▶ [Set problem]: Gather all lines containing the string "this" and copy them out.

========

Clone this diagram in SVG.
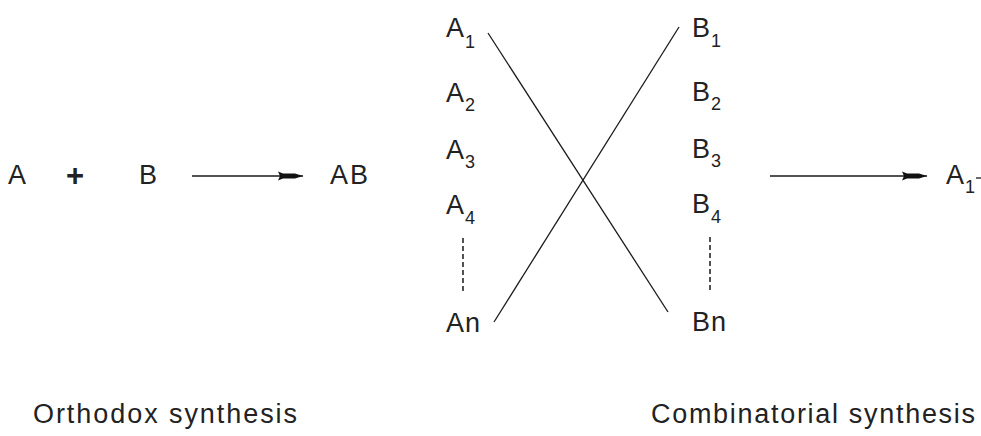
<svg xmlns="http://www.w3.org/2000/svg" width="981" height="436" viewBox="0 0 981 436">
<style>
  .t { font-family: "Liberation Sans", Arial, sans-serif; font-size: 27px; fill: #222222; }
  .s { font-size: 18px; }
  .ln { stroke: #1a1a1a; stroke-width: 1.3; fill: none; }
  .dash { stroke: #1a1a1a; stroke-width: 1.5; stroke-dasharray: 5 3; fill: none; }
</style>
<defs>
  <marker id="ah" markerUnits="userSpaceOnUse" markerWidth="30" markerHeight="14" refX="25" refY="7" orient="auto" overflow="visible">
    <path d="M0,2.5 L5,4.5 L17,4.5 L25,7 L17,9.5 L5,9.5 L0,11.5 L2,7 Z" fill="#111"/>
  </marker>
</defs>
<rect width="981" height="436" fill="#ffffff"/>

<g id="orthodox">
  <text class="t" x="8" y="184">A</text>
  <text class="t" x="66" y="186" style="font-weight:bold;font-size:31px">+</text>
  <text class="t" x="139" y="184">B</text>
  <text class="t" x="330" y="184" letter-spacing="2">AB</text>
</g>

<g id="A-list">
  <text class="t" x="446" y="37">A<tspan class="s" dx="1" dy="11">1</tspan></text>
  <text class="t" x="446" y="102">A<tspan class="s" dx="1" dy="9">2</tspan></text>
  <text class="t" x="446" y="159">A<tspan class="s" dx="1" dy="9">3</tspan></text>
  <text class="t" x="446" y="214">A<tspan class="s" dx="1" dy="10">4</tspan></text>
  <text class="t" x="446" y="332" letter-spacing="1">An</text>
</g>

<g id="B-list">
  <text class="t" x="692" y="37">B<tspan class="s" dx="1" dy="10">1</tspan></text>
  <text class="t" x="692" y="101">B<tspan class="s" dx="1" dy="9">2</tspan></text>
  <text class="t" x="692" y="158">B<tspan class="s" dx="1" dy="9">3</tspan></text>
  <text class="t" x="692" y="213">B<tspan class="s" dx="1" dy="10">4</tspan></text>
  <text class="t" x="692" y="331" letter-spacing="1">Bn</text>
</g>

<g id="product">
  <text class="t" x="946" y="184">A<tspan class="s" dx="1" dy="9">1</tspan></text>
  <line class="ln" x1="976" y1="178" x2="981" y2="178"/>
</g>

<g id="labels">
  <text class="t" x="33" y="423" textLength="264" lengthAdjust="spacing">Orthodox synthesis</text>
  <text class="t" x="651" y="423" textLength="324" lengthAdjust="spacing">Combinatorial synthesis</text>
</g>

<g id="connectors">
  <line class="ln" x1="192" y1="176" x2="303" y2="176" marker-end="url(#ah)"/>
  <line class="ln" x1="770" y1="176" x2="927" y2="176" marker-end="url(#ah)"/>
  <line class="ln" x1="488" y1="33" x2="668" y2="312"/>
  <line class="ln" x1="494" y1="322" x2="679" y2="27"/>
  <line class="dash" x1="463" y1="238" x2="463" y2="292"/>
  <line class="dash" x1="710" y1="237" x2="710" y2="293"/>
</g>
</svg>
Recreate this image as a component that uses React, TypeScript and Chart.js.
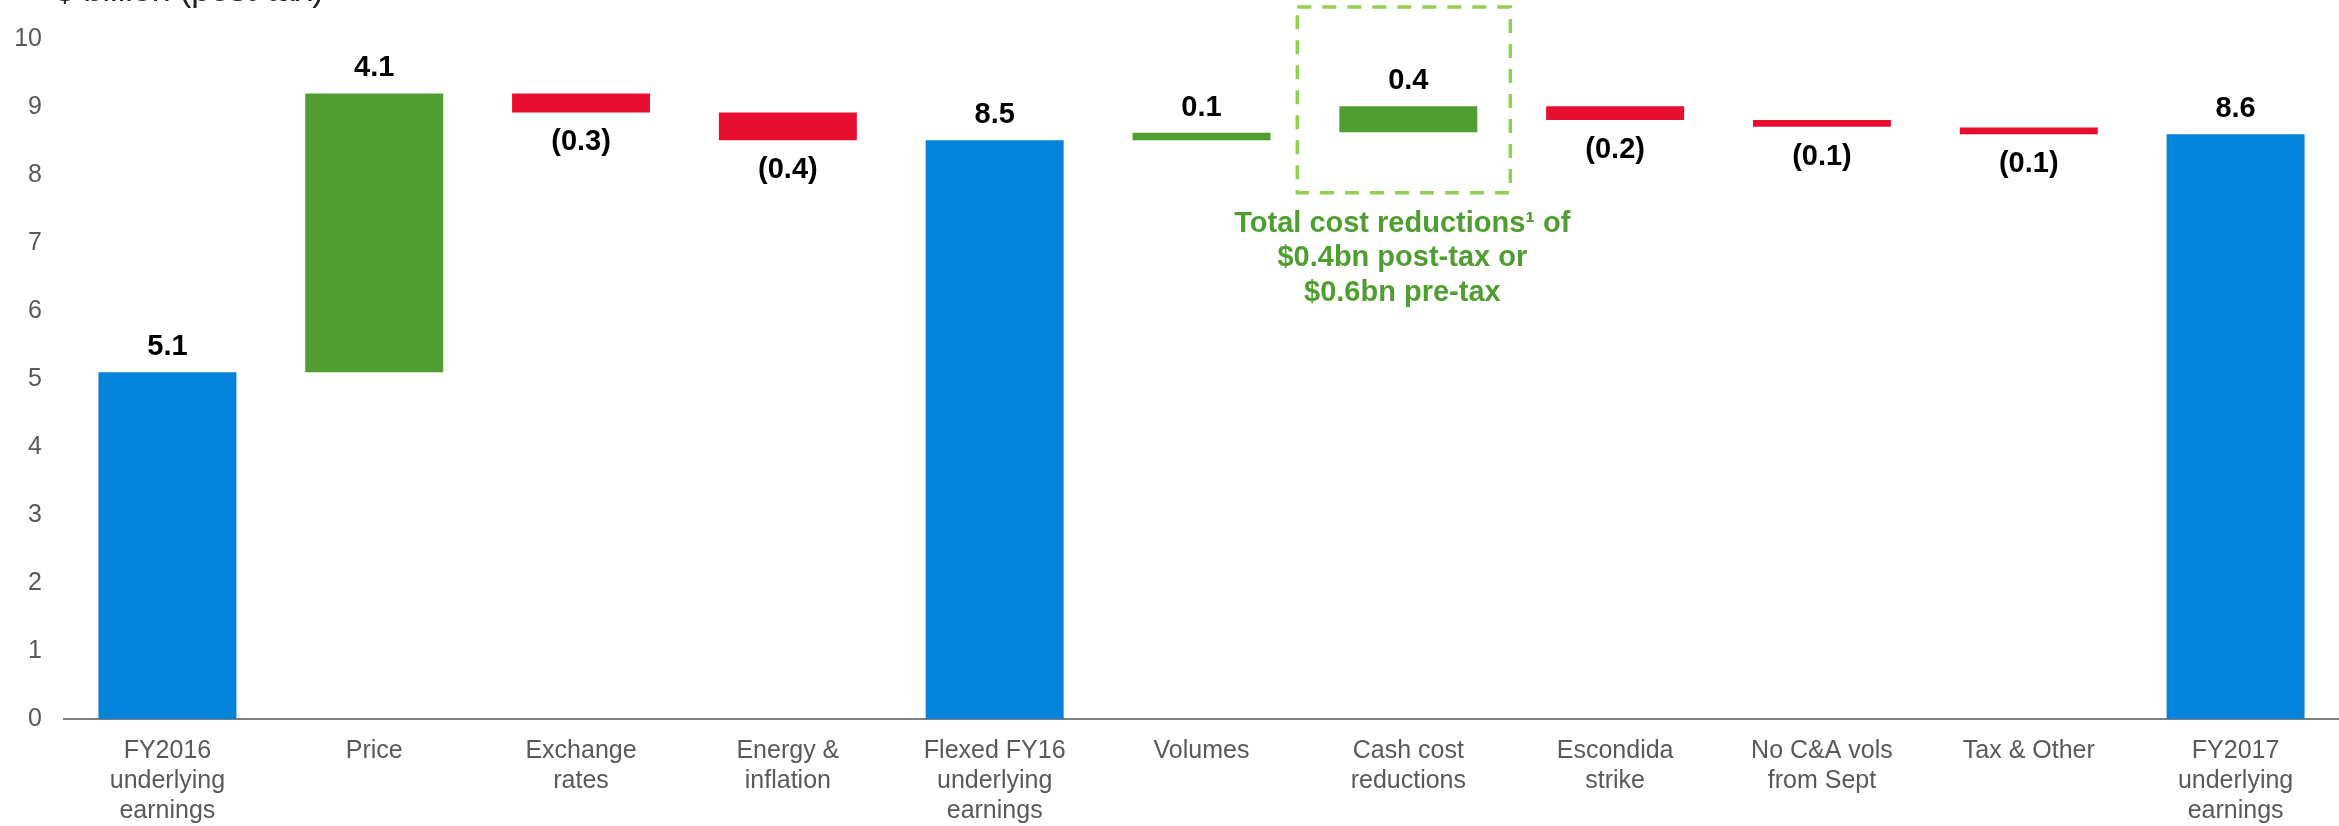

========

▶ [Final answer]:
Clone this diagram in SVG.
Recreate this image as a component that uses React, TypeScript and Chart.js.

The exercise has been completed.